Given this, the justice department, which now processes judges appointment, will have to surrender its rights to the legal department, especially when the real power shifts to the government. The justice department has argued that it has always been taking the legal department into confidence and has been informing it of judges appointment. It feels that the legal department should at least have the courtesy to take the opinion of the justice department on the cabinet note, which has already been sent by the ministry to the cabinet secretariat.
The cabinet note has given both the options for consideration of the cabinet. A constitutional amendment would require two thirds majority in Parliament and also ratification by state legislatures. But the setting up of a judicial commission would be easier to sail through.
While the Congress and most of the United Front partners are in favour of government having its say in judges appointment, the BJP is opposed to amendment of Article 124. However, it has promised in its election manifesto that it would set up a judicial commission for appointment of judges.
The problem for the government here could be not the BJP but the CPI, which yesterday opposed the move.
The issue was briefly raised at the steering committee of the United Front on February 9, when a senior UF leader favoured the setting up of judicial commission.
Until 1993, it was the executive that was appointing judges, in consultation with a panel of judges including the Chief Justice of India and two other senior judges. The cabinet used to recommend names to the President, who in turn used to make the appointments.
This practice changed after 1993 when a full bench of Supreme Court interpreted the term in consultation with to mean in concurrence with senior judges. Ever since, the legislature has completely abdicated its powers to the judiciary in the appointment of judges. Now the process is initiated by the Chief Justice of India who, in consultation with his two seniormost colleagues, recommends names to the President for formal appointment.
The history of judges appointment in the country is dotted with occasional but major controversies. Former prime minister Indira Gandhi was accused by a section of public opinion for packing of benches with `secularistic and socialistic people.

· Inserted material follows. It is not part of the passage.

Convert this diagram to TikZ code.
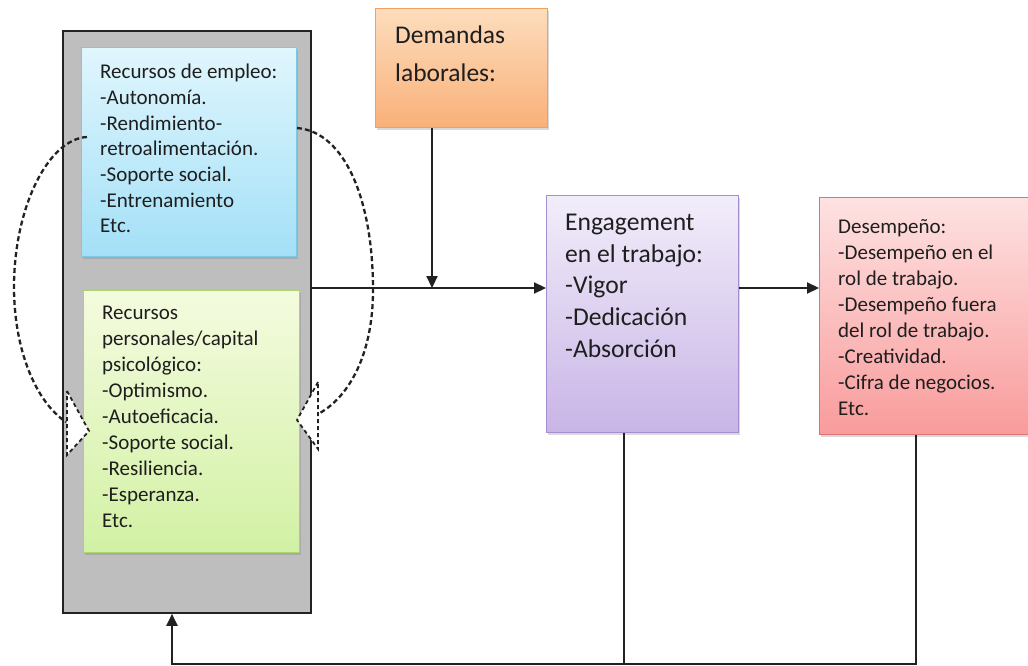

While some feel seniority should be the sole criteria for a judge to become the Chief Justice of India, others feel other factors also should be taken into account, otherwise there would be Chief Justices appointed for very short periods.
Before Emergency twice there was supersession in appointment of Chief Justice. The first one was at the time of bank nationalisation, and the second during emergency when justice H R Khanna was superseded. He later resigned his job.
While the Constitution talks of appointment of judges by the government but in consultation with the judges, in practice it has been either imposition of the governments will or imposition of the will of the judges (post 1993), said an official.
Prior to 1993, there was a consensus that consultation does not mean concurrence. But in 1993 there was a policy somersault.
In Subhas Sharma vs Union of India the Supreme Court took the view that this majority view should be considered by a larger constitution bench. A bench of nine judges was constituted to examine this issue. Seven out of nine of this bench decided that consultation meant concurrent or consent. Ever since the practice is that the Chief Justice initiates the process, and the understanding is that in case of dispute over names his views should prevail.